[Start of Source data]
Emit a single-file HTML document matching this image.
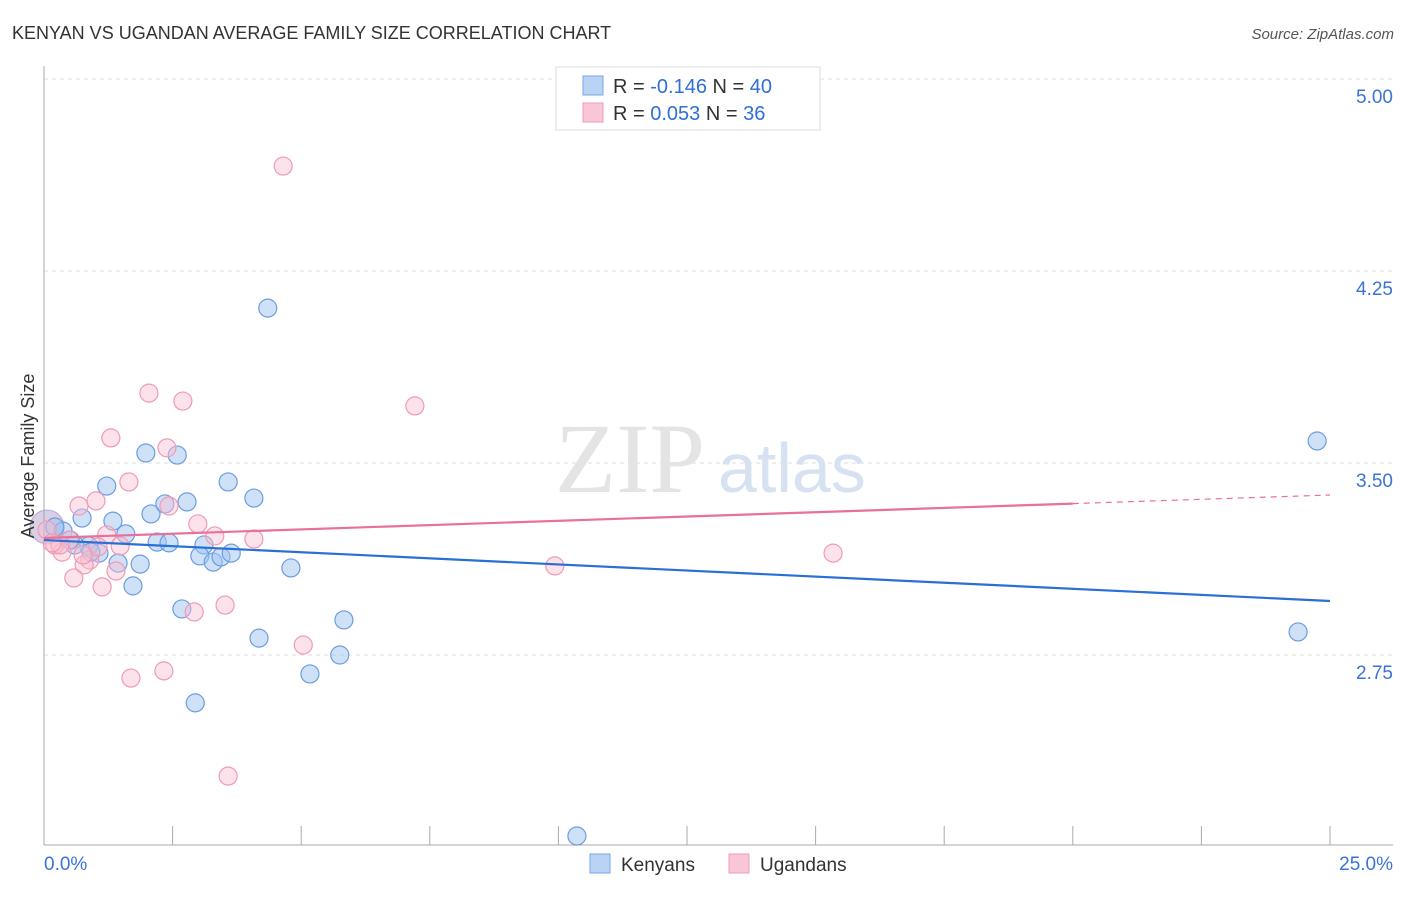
<!DOCTYPE html>
<html><head><meta charset="utf-8"><style>
body{margin:0;background:#fff;font-family:"Liberation Sans",sans-serif}
</style></head><body>
<svg width="1406" height="892" xmlns="http://www.w3.org/2000/svg" font-family="Liberation Sans, sans-serif">
<text x="12" y="39" font-size="18" fill="#333">KENYAN VS UGANDAN AVERAGE FAMILY SIZE CORRELATION CHART</text>
<text x="1394" y="39" font-size="15" fill="#555" font-style="italic" text-anchor="end">Source: ZipAtlas.com</text>
<g id="grid"></g>
<g id="axes"></g>
<text x="555" y="492" font-size="100" fill="#e4e4e4" font-family="Liberation Serif, serif">ZIP</text>
<text x="718" y="492" font-size="70" fill="#d6e2f2">atlas</text>
<g id="pts"></g>
<g id="lines"></g>
<text transform="translate(34,456) rotate(-90)" font-size="18" fill="#333" text-anchor="middle">Average Family Size</text>
<g>
<rect x="556" y="67" width="264" height="63" fill="#fff" stroke="#ddd"/>
<rect x="583" y="76" width="20" height="19" fill="#b9d3f5" stroke="#7aa6e6"/>
<rect x="583" y="103" width="20" height="19" fill="#f9c6d6" stroke="#f09ab5"/>
<text x="613" y="93" font-size="20" fill="#333">R = <tspan fill="#2f6fd8">-0.146</tspan>   N = <tspan fill="#2f6fd8">40</tspan></text>
<text x="613" y="120" font-size="20" fill="#333">R =  <tspan fill="#2f6fd8">0.053</tspan>   N =  <tspan fill="#2f6fd8">36</tspan></text>
</g>
<g>
<rect x="590" y="854" width="20" height="19" fill="#b9d3f5" stroke="#7aa6e6"/>
<text x="621" y="871" font-size="19" fill="#333">Kenyans</text>
<rect x="729" y="854" width="20" height="19" fill="#f9c6d6" stroke="#f09ab5"/>
<text x="760" y="871" font-size="19" fill="#333">Ugandans</text>
</g>
</svg>
<script>
const yTicks=[5.00,4.25,3.50,2.75];
const yTickLabels=["5.00","4.25","3.50","2.75"];
const xTickLabels=["0.0%","25.0%"];
const blueX=[0.74,1.22,1.34,1.59,1.98,2.08,2.35,2.59,2.78,2.20,2.43,2.68,2.94,3.11,3.03,3.29,3.44,3.64,3.58,4.08,4.35,4.18,4.80,5.17,5.75,5.83,1.44,1.87,1.73,1.07,0.87,0.60,0.37,0.21,10.36,24.75,24.38,0.51,0.91];
const blueY=[3.285,3.410,3.273,3.223,3.539,3.301,3.340,3.531,3.348,3.191,3.188,2.930,2.563,3.180,3.137,3.113,3.133,3.148,3.426,3.363,4.105,2.816,3.090,2.676,2.750,2.887,3.109,3.105,3.020,3.148,3.176,3.180,3.234,3.250,2.043,3.586,2.840,3.199,3.152];
const pinkX=[4.65,2.04,2.70,7.21,1.30,2.39,1.65,1.01,0.68,2.43,2.99,3.32,4.08,1.22,0.49,0.35,0.21,0.89,0.78,1.40,0.58,1.13,2.92,3.52,5.04,2.33,1.69,3.58,9.93,15.34,0.06,0.31,1.48,1.05,0.76,0.16];
const pinkY=[4.660,3.773,3.742,3.723,3.598,3.559,3.426,3.352,3.332,3.332,3.262,3.215,3.203,3.219,3.199,3.152,3.180,3.121,3.102,3.078,3.051,3.016,2.918,2.945,2.789,2.688,2.660,2.277,3.098,3.148,3.238,3.180,3.176,3.172,3.141,3.188];
const blueTrend=[3.199,2.961];
const pinkTrend=[3.207,3.375];
const NS="http://www.w3.org/2000/svg";
const sx=v=>44+v*51.44, sy=v=>79+(5-v)*256;
function mk(t,a,p){const e=document.createElementNS(NS,t);for(const k in a)e.setAttribute(k,a[k]);document.getElementById(p).appendChild(e);return e;}
yTicks.forEach((t,i)=>{
 const l=mk('line',{x1:44,x2:1393,y1:sy(t),y2:sy(t),stroke:'#ddd','stroke-dasharray':'4,4'},'grid');
 
 
 const tx=mk('text',{x:1393,y:sy(t)+24,'font-size':19,fill:'#3b73d6','text-anchor':'end'},'grid');
 tx.textContent=yTickLabels[i];
 
 
});
mk('line',{x1:44,x2:44,y1:66,y2:845,stroke:'#aaa'},'axes');
mk('line',{x1:44,x2:1393,y1:845,y2:845,stroke:'#aaa'},'axes');
for(let i=0;i<=10;i++){const x=sx(i*2.5);mk('line',{x1:x,x2:x,y1:826,y2:845,stroke:'#aaa'},'axes');}
[[0,'start'],[25,'end']].forEach((d,i)=>{const t=mk('text',{x:i?1393:44,y:870,'font-size':19,fill:'#3b73d6','text-anchor':d[1]},'axes');t.textContent=xTickLabels[i];
 
 });
const big=mk('circle',{cx:sx(0.06),cy:sy(3.25),r:17,fill:'rgba(170,150,200,0.45)',stroke:'rgba(150,130,190,0.6)'},'pts');


blueX.forEach((x,i)=>{const c=mk('circle',{cx:sx(x),cy:sy(blueY[i]),r:9,fill:'rgba(160,196,240,0.5)',stroke:'#6b9de0','stroke-width':1.2},'pts');
 
 });
pinkX.forEach((x,i)=>{const c=mk('circle',{cx:sx(x),cy:sy(pinkY[i]),r:9,fill:'rgba(248,190,208,0.45)',stroke:'#f09ab5','stroke-width':1.2},'pts');
 
 });
const bl=mk('line',{x1:sx(0),y1:sy(blueTrend[0]),x2:sx(25),y2:sy(blueTrend[1]),stroke:'#2a6fd6','stroke-width':2.2},'lines');


const p20=pinkTrend[0]+(pinkTrend[1]-pinkTrend[0])*0.8;
const pl=mk('line',{x1:sx(0),y1:sy(pinkTrend[0]),x2:sx(20),y2:sy(p20),stroke:'#e8709a','stroke-width':2.2},'lines');


const pd=mk('line',{x1:sx(20),y1:sy(p20),x2:sx(25),y2:sy(pinkTrend[1]),stroke:'#e8709a','stroke-width':1.2,'stroke-dasharray':'6,5'},'lines');


</script>
</body></html>
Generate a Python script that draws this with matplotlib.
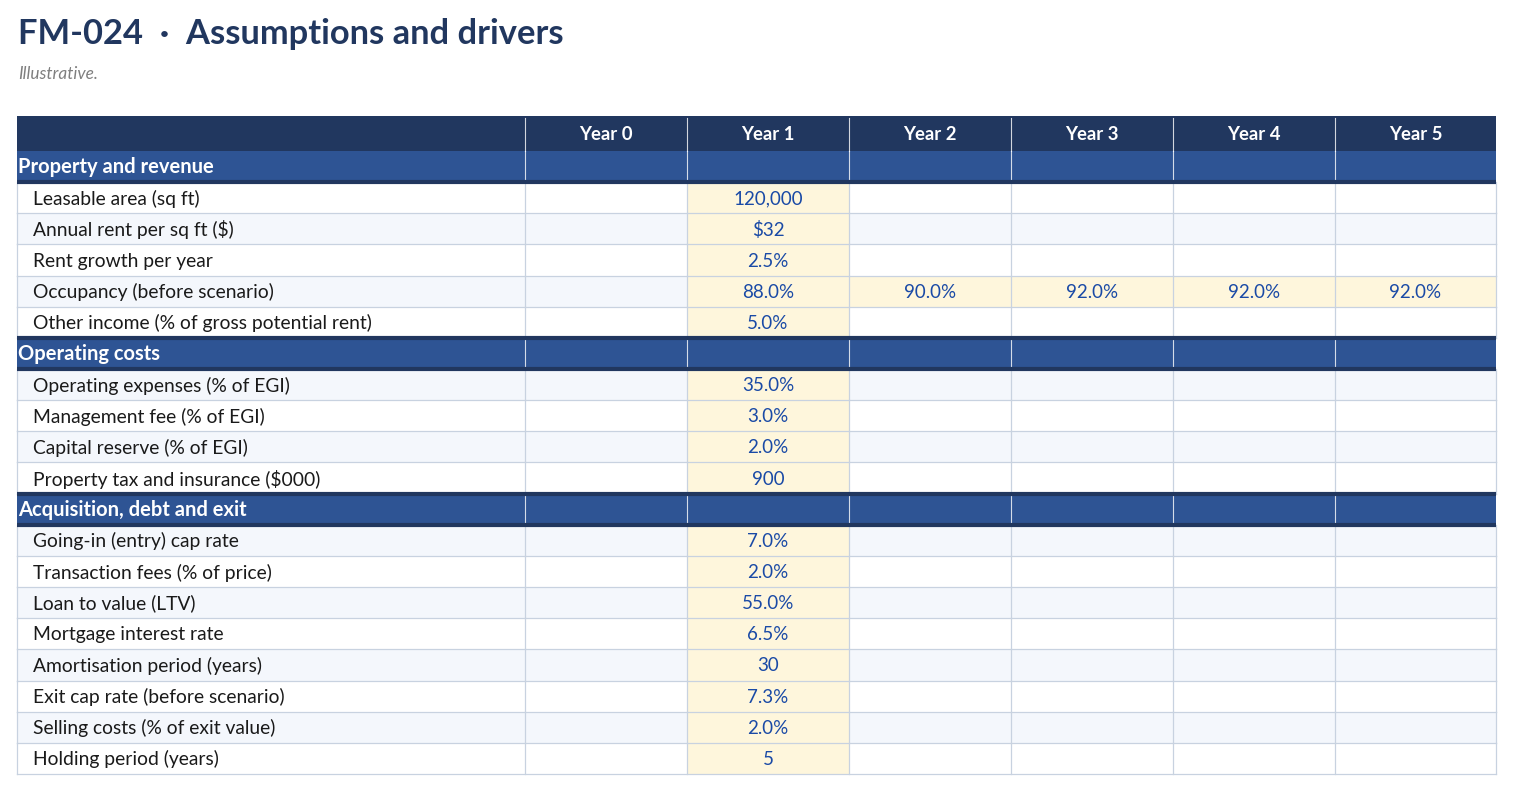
[End of Source data]
Transcribe the complete set of entries verbatim. No pictures belong in the copy.

## [Full solution]
Emit a single-file HTML document matching this image.
<!DOCTYPE html>
<html><head><meta charset="utf-8"><style>
body{margin:0;background:#fff;font-family:"Liberation Sans",sans-serif}
</style></head><body>
<svg width="1406" height="892" xmlns="http://www.w3.org/2000/svg" font-family="Liberation Sans, sans-serif">
<text x="12" y="39" font-size="18" fill="#333">KENYAN VS UGANDAN AVERAGE FAMILY SIZE CORRELATION CHART</text>
<text x="1394" y="39" font-size="15" fill="#555" font-style="italic" text-anchor="end">Source: ZipAtlas.com</text>
<g id="grid"></g>
<g id="axes"></g>
<text x="555" y="492" font-size="100" fill="#e4e4e4" font-family="Liberation Serif, serif">ZIP</text>
<text x="718" y="492" font-size="70" fill="#d6e2f2">atlas</text>
<g id="pts"></g>
<g id="lines"></g>
<text transform="translate(34,456) rotate(-90)" font-size="18" fill="#333" text-anchor="middle">Average Family Size</text>
<g>
<rect x="556" y="67" width="264" height="63" fill="#fff" stroke="#ddd"/>
<rect x="583" y="76" width="20" height="19" fill="#b9d3f5" stroke="#7aa6e6"/>
<rect x="583" y="103" width="20" height="19" fill="#f9c6d6" stroke="#f09ab5"/>
<text x="613" y="93" font-size="20" fill="#333">R = <tspan fill="#2f6fd8">-0.146</tspan>   N = <tspan fill="#2f6fd8">40</tspan></text>
<text x="613" y="120" font-size="20" fill="#333">R =  <tspan fill="#2f6fd8">0.053</tspan>   N =  <tspan fill="#2f6fd8">36</tspan></text>
</g>
<g>
<rect x="590" y="854" width="20" height="19" fill="#b9d3f5" stroke="#7aa6e6"/>
<text x="621" y="871" font-size="19" fill="#333">Kenyans</text>
<rect x="729" y="854" width="20" height="19" fill="#f9c6d6" stroke="#f09ab5"/>
<text x="760" y="871" font-size="19" fill="#333">Ugandans</text>
</g>
</svg>
<script>
const yTicks=[5.00,4.25,3.50,2.75];
const yTickLabels=["5.00","4.25","3.50","2.75"];
const xTickLabels=["0.0%","25.0%"];
const blueX=[0.74,1.22,1.34,1.59,1.98,2.08,2.35,2.59,2.78,2.20,2.43,2.68,2.94,3.11,3.03,3.29,3.44,3.64,3.58,4.08,4.35,4.18,4.80,5.17,5.75,5.83,1.44,1.87,1.73,1.07,0.87,0.60,0.37,0.21,10.36,24.75,24.38,0.51,0.91];
const blueY=[3.285,3.410,3.273,3.223,3.539,3.301,3.340,3.531,3.348,3.191,3.188,2.930,2.563,3.180,3.137,3.113,3.133,3.148,3.426,3.363,4.105,2.816,3.090,2.676,2.750,2.887,3.109,3.105,3.020,3.148,3.176,3.180,3.234,3.250,2.043,3.586,2.840,3.199,3.152];
const pinkX=[4.65,2.04,2.70,7.21,1.30,2.39,1.65,1.01,0.68,2.43,2.99,3.32,4.08,1.22,0.49,0.35,0.21,0.89,0.78,1.40,0.58,1.13,2.92,3.52,5.04,2.33,1.69,3.58,9.93,15.34,0.06,0.31,1.48,1.05,0.76,0.16];
const pinkY=[4.660,3.773,3.742,3.723,3.598,3.559,3.426,3.352,3.332,3.332,3.262,3.215,3.203,3.219,3.199,3.152,3.180,3.121,3.102,3.078,3.051,3.016,2.918,2.945,2.789,2.688,2.660,2.277,3.098,3.148,3.238,3.180,3.176,3.172,3.141,3.188];
const blueTrend=[3.199,2.961];
const pinkTrend=[3.207,3.375];
const NS="http://www.w3.org/2000/svg";
const sx=v=>44+v*51.44, sy=v=>79+(5-v)*256;
function mk(t,a,p){const e=document.createElementNS(NS,t);for(const k in a)e.setAttribute(k,a[k]);document.getElementById(p).appendChild(e);return e;}
yTicks.forEach((t,i)=>{
 const l=mk('line',{x1:44,x2:1393,y1:sy(t),y2:sy(t),stroke:'#ddd','stroke-dasharray':'4,4'},'grid');
 
 
 const tx=mk('text',{x:1393,y:sy(t)+24,'font-size':19,fill:'#3b73d6','text-anchor':'end'},'grid');
 tx.textContent=yTickLabels[i];
 
 
});
mk('line',{x1:44,x2:44,y1:66,y2:845,stroke:'#aaa'},'axes');
mk('line',{x1:44,x2:1393,y1:845,y2:845,stroke:'#aaa'},'axes');
for(let i=0;i<=10;i++){const x=sx(i*2.5);mk('line',{x1:x,x2:x,y1:826,y2:845,stroke:'#aaa'},'axes');}
[[0,'start'],[25,'end']].forEach((d,i)=>{const t=mk('text',{x:i?1393:44,y:870,'font-size':19,fill:'#3b73d6','text-anchor':d[1]},'axes');t.textContent=xTickLabels[i];
 
 });
const big=mk('circle',{cx:sx(0.06),cy:sy(3.25),r:17,fill:'rgba(170,150,200,0.45)',stroke:'rgba(150,130,190,0.6)'},'pts');


blueX.forEach((x,i)=>{const c=mk('circle',{cx:sx(x),cy:sy(blueY[i]),r:9,fill:'rgba(160,196,240,0.5)',stroke:'#6b9de0','stroke-width':1.2},'pts');
 
 });
pinkX.forEach((x,i)=>{const c=mk('circle',{cx:sx(x),cy:sy(pinkY[i]),r:9,fill:'rgba(248,190,208,0.45)',stroke:'#f09ab5','stroke-width':1.2},'pts');
 
 });
const bl=mk('line',{x1:sx(0),y1:sy(blueTrend[0]),x2:sx(25),y2:sy(blueTrend[1]),stroke:'#2a6fd6','stroke-width':2.2},'lines');


const p20=pinkTrend[0]+(pinkTrend[1]-pinkTrend[0])*0.8;
const pl=mk('line',{x1:sx(0),y1:sy(pinkTrend[0]),x2:sx(20),y2:sy(p20),stroke:'#e8709a','stroke-width':2.2},'lines');


const pd=mk('line',{x1:sx(20),y1:sy(p20),x2:sx(25),y2:sy(pinkTrend[1]),stroke:'#e8709a','stroke-width':1.2,'stroke-dasharray':'6,5'},'lines');


</script>
</body></html>
Generate a Python script that draws this with matplotlib.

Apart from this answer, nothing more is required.